The Feds Are Trying to Dismantle This White Supremacist Group
The U.S. Justice Department has handed out over 900 years of prison time to members of white supremacist group the Aryan Brotherhood of Texas.
Nearly 75 of the group's members have been convicted after a six-year federal probe aimed to dismantle the organization. A federal prosecutor says the convictions have backed the group into a corner, and the organization is now in "absolute chaos."
Mark Potok, editor in chief of the Intelligence Report for the Southern Poverty Law Center, says that the Aryan Brotherhood of Texas – not to be confused with the larger, more well-known Aryan Brotherhood – isn't just limited to prisons, although that's where it got its start.

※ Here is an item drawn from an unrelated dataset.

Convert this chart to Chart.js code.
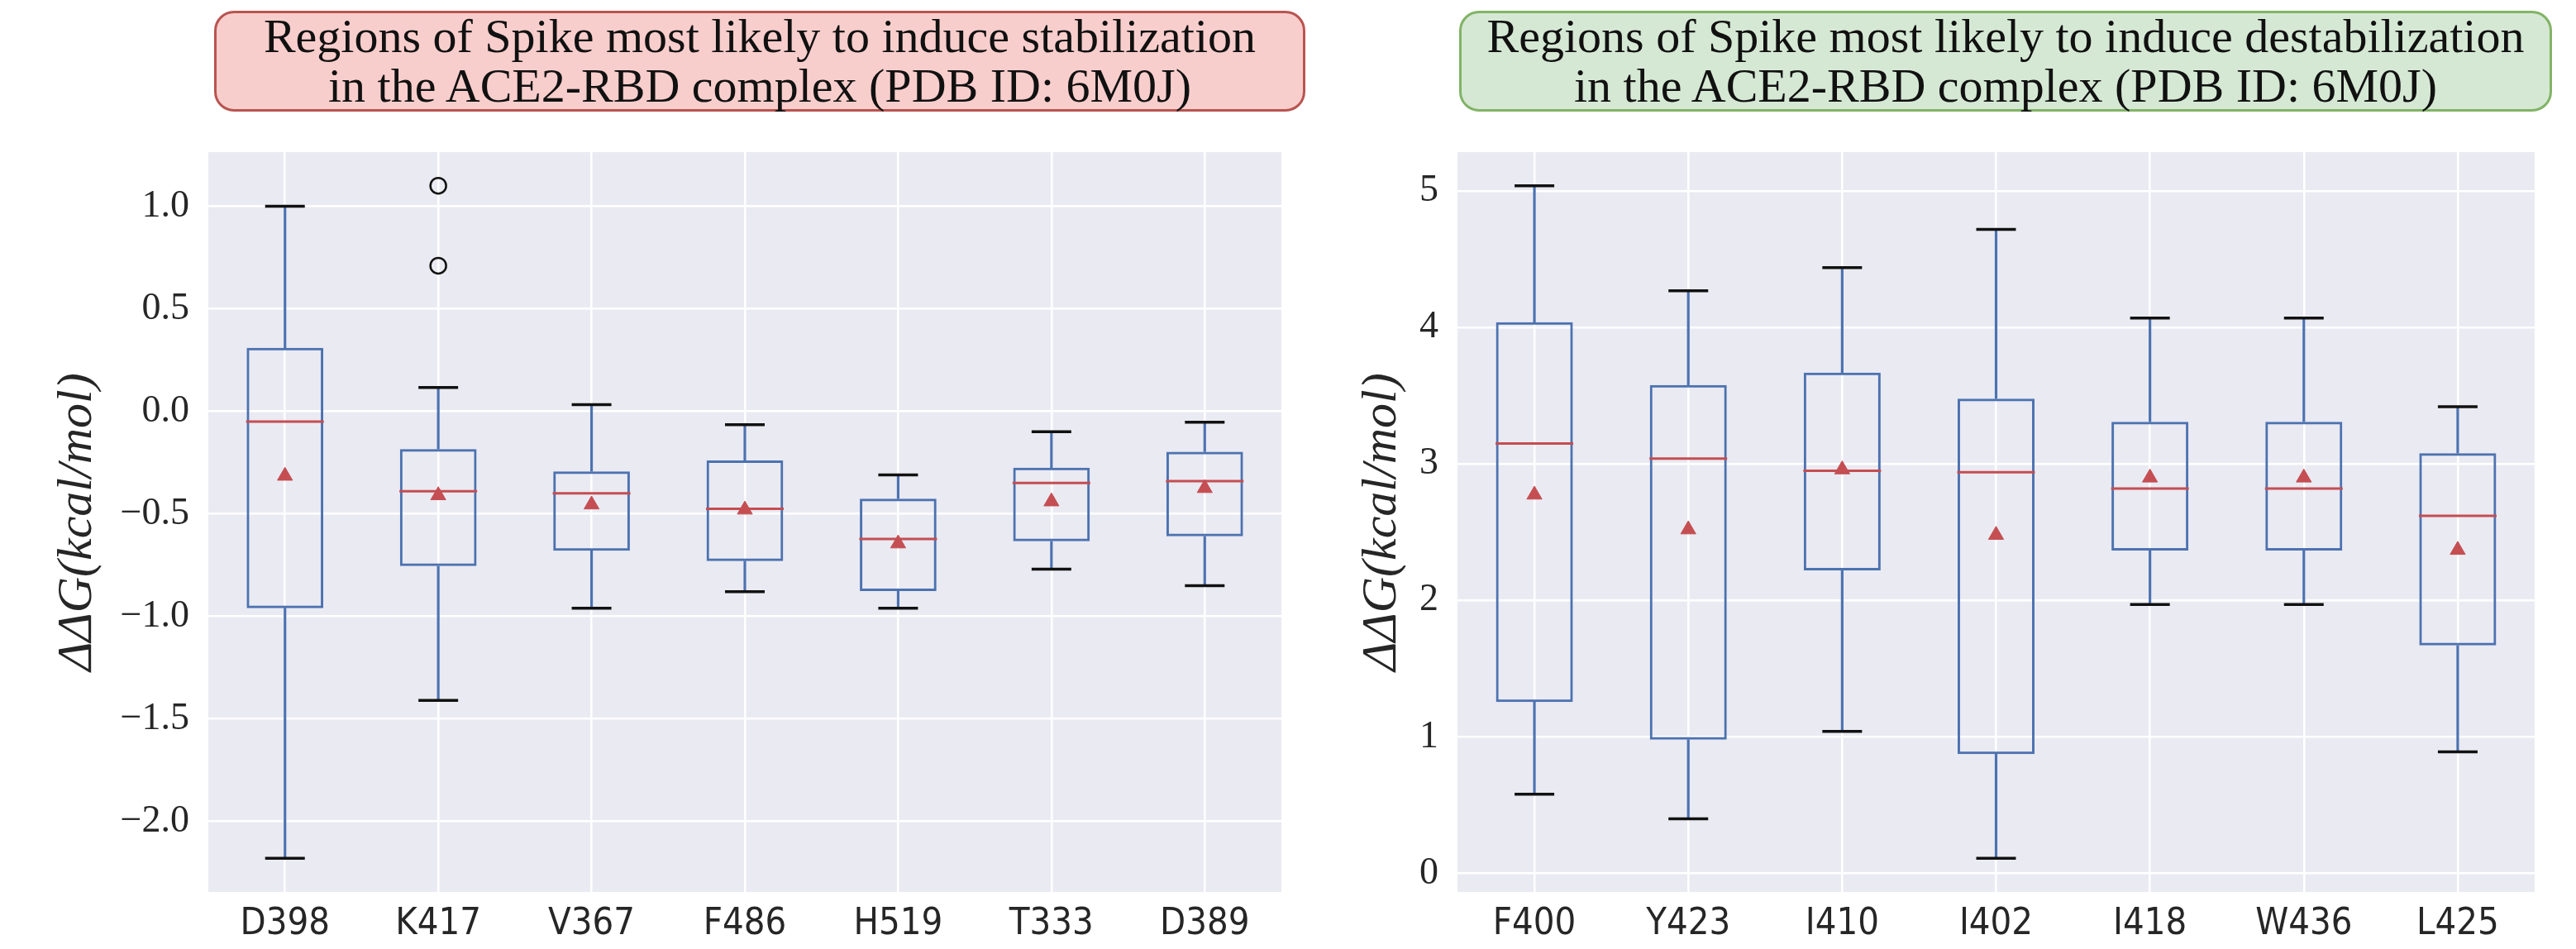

"The (Aryan Brotherhood of Texas) has a very extensive network outside the walls," Potok says. "It's not merely a prison problem anymore. It's basically threatening everybody else in Texas."
He says that the crackdown has likely made a dent in the group's operations, but the Aryan Brotherhood of Texas won't go away overnight.
"I think (the federal operation has) had quite an effect," Potok says. "It is certainly true that these gangs have a way of coming back. They have an awful lot of very dedicated soldiers."
Members in the past have feared talking to authorities because of the gang's brutal tactics of keeping members in line. But during this federal probe, more people cooperated with authorities. Potok says that destabilized the organization.
"They're very disciplined, or at least they have been over the years before many of them turned on one another during this federal prosecution," Potok says. "So we'll see if they survive it."